Goatguy and Speedskater are at least approaching this with an open mind. 🙂

A metal or magnetic, or highly molecularly resonant and dielectric floor might do some interesting things to a nearby cable.

We don't really care about cable lifters. Clearly snake oil, unless something is very wrong with the equipment or cable. But a few of us gave it some thought, rather than just acted a bit patronising and clever. 😱

Let me tell you what I know about Characteristic impedance - Wikipedia, the free encyclopedia. Every low resistance cable has a certain capacitance and inductance per unit length. The characteristic impedance is just Root L/C. You can make very small 75 ohm cables, or very fat ones. It's just a question of the ratio of the dimensions of the conductors being kept constant. Fatter ones will have lower losses in practise.

The thing I find fascinating, is that if you terminate a cable with a resistor equal to its Characteristic Impedance, there is no reflected wave from the load whatsoever! We needed to know this when designing Transatlantic RF telecom cables that were 3000 miles long and had 1000 booster amplifiers called repeaters to correct resistance losses. The amplifier just sees the load, and the cable might as well not be there.

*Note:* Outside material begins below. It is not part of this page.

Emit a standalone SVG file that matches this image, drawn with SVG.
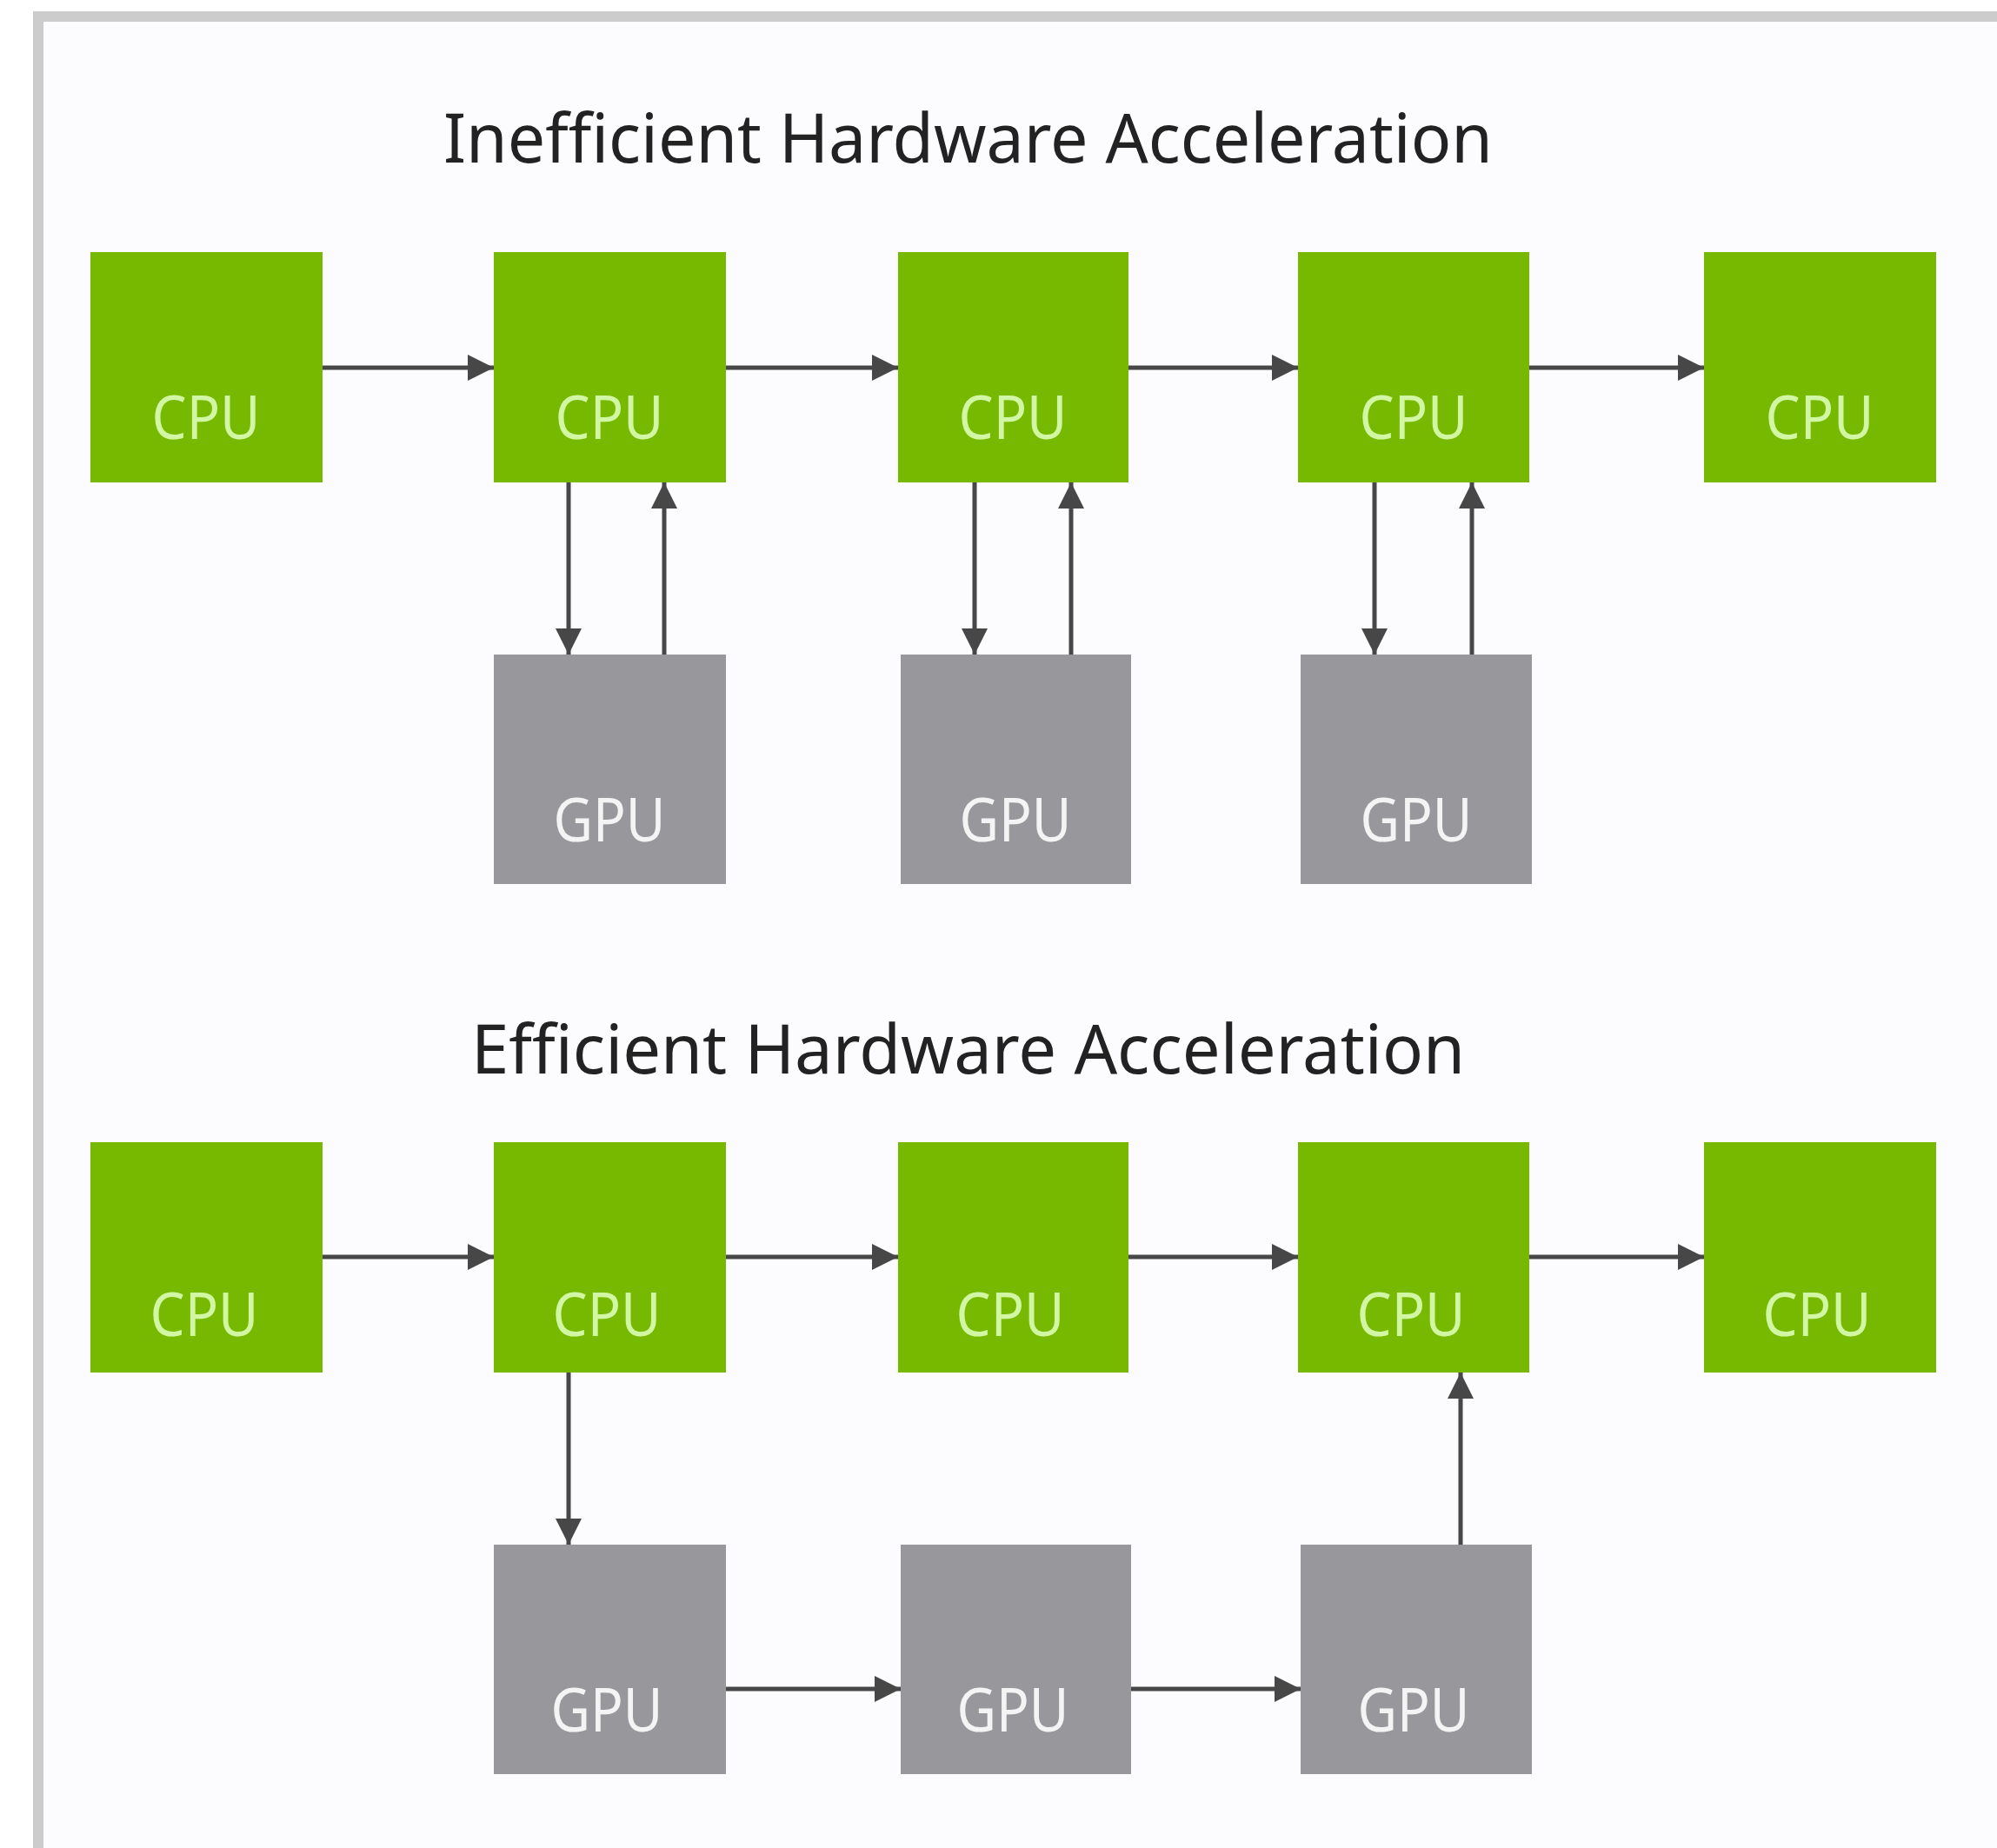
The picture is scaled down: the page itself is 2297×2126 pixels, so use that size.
<svg xmlns="http://www.w3.org/2000/svg" width="2297" height="2126" viewBox="0 0 2297 2126">
<style>
.cpu rect{fill:#76b900}
.gpu rect{fill:#98979b}
.lbl{font-family:"Noto Sans","Liberation Sans",sans-serif;font-size:70px;text-anchor:middle}
.cpu text{fill:#d2f7a4}
.gpu text{fill:#f4f4f4}
.title{font-family:"Noto Sans","Liberation Sans",sans-serif;font-size:78px;fill:#222}
.conn line{stroke:#474747;stroke-width:5;fill:none;marker-end:url(#ah)}
</style>
<defs>
<marker id="ah" viewBox="0 0 10 10" refX="10" refY="5" markerWidth="6" markerHeight="6.4" orient="auto" markerUnits="strokeWidth">
<path d="M0,0 L10,5 L0,10 z" fill="#474747"/>
</marker>
</defs>
<rect x="0" y="0" width="2297" height="2126" fill="#ffffff"/>
<rect x="38" y="13" width="2259" height="2113" fill="#cccccc"/>
<rect x="50" y="25" width="2247" height="2101" fill="#fcfbfd"/>
<text class="title" x="510" y="187" textLength="1207" lengthAdjust="spacingAndGlyphs">Inefficient Hardware Acceleration</text>
<text class="title" x="542" y="1235" textLength="1143" lengthAdjust="spacingAndGlyphs">Efficient Hardware Acceleration</text>
<g class="conn" id="connectors">
<line x1="371" y1="423" x2="568" y2="423"/>
<line x1="835" y1="423" x2="1033" y2="423"/>
<line x1="1298" y1="423" x2="1493" y2="423"/>
<line x1="1759" y1="423" x2="1960" y2="423"/>
<line x1="654" y1="555" x2="654" y2="753"/>
<line x1="764" y1="753" x2="764" y2="555"/>
<line x1="1121" y1="555" x2="1121" y2="753"/>
<line x1="1232" y1="753" x2="1232" y2="555"/>
<line x1="1581" y1="555" x2="1581" y2="753"/>
<line x1="1693" y1="753" x2="1693" y2="555"/>
<line x1="371" y1="1446" x2="568" y2="1446"/>
<line x1="835" y1="1446" x2="1033" y2="1446"/>
<line x1="1298" y1="1446" x2="1493" y2="1446"/>
<line x1="1759" y1="1446" x2="1960" y2="1446"/>
<line x1="654" y1="1579" x2="654" y2="1777"/>
<line x1="1680" y1="1777" x2="1680" y2="1579"/>
<line x1="835" y1="1943" x2="1036" y2="1943"/>
<line x1="1301" y1="1943" x2="1496" y2="1943"/>
</g>
<g id="cpu1a" class="cpu"><rect x="104" y="290" width="267" height="265"/><text class="lbl" x="237" y="505" textLength="125" lengthAdjust="spacingAndGlyphs">CPU</text></g>
<g id="cpu2a" class="cpu"><rect x="568" y="290" width="267" height="265"/><text class="lbl" x="701" y="505" textLength="125" lengthAdjust="spacingAndGlyphs">CPU</text></g>
<g id="cpu3a" class="cpu"><rect x="1033" y="290" width="265" height="265"/><text class="lbl" x="1165" y="505" textLength="125" lengthAdjust="spacingAndGlyphs">CPU</text></g>
<g id="cpu4a" class="cpu"><rect x="1493" y="290" width="266" height="265"/><text class="lbl" x="1626" y="505" textLength="125" lengthAdjust="spacingAndGlyphs">CPU</text></g>
<g id="cpu5a" class="cpu"><rect x="1960" y="290" width="267" height="265"/><text class="lbl" x="2093" y="505" textLength="125" lengthAdjust="spacingAndGlyphs">CPU</text></g>
<g id="gpu1a" class="gpu"><rect x="568" y="753" width="267" height="264"/><text class="lbl" x="701" y="968" textLength="129" lengthAdjust="spacingAndGlyphs">GPU</text></g>
<g id="gpu2a" class="gpu"><rect x="1036" y="753" width="265" height="264"/><text class="lbl" x="1168" y="968" textLength="129" lengthAdjust="spacingAndGlyphs">GPU</text></g>
<g id="gpu3a" class="gpu"><rect x="1496" y="753" width="266" height="264"/><text class="lbl" x="1629" y="968" textLength="129" lengthAdjust="spacingAndGlyphs">GPU</text></g>
<g id="cpu1b" class="cpu"><rect x="104" y="1314" width="267" height="265"/><text class="lbl" x="235" y="1537" textLength="125" lengthAdjust="spacingAndGlyphs">CPU</text></g>
<g id="cpu2b" class="cpu"><rect x="568" y="1314" width="267" height="265"/><text class="lbl" x="698" y="1537" textLength="125" lengthAdjust="spacingAndGlyphs">CPU</text></g>
<g id="cpu3b" class="cpu"><rect x="1033" y="1314" width="265" height="265"/><text class="lbl" x="1162" y="1537" textLength="125" lengthAdjust="spacingAndGlyphs">CPU</text></g>
<g id="cpu4b" class="cpu"><rect x="1493" y="1314" width="266" height="265"/><text class="lbl" x="1623" y="1537" textLength="125" lengthAdjust="spacingAndGlyphs">CPU</text></g>
<g id="cpu5b" class="cpu"><rect x="1960" y="1314" width="267" height="265"/><text class="lbl" x="2090" y="1537" textLength="125" lengthAdjust="spacingAndGlyphs">CPU</text></g>
<g id="gpu1b" class="gpu"><rect x="568" y="1777" width="267" height="264"/><text class="lbl" x="698" y="1992" textLength="129" lengthAdjust="spacingAndGlyphs">GPU</text></g>
<g id="gpu2b" class="gpu"><rect x="1036" y="1777" width="265" height="264"/><text class="lbl" x="1165" y="1992" textLength="129" lengthAdjust="spacingAndGlyphs">GPU</text></g>
<g id="gpu3b" class="gpu"><rect x="1496" y="1777" width="266" height="264"/><text class="lbl" x="1626" y="1992" textLength="129" lengthAdjust="spacingAndGlyphs">GPU</text></g>
</svg>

If you short a cable with a relatively low resistance, the amplifier sees the inductive load. If you leave it near open circuit, the amp sees the capacitative load. Amplifier designers need to know this stuff, because it kicks in with high source impedance.

Why is typical TV aerial coax 75 ohms? That's because an unbalanced Quarter Wave Monopole, and relying on a ground plane, is 77 ohms impedance.

A Half-Wave Antenna is around 300 ohms on a balanced line. Another way of doing things.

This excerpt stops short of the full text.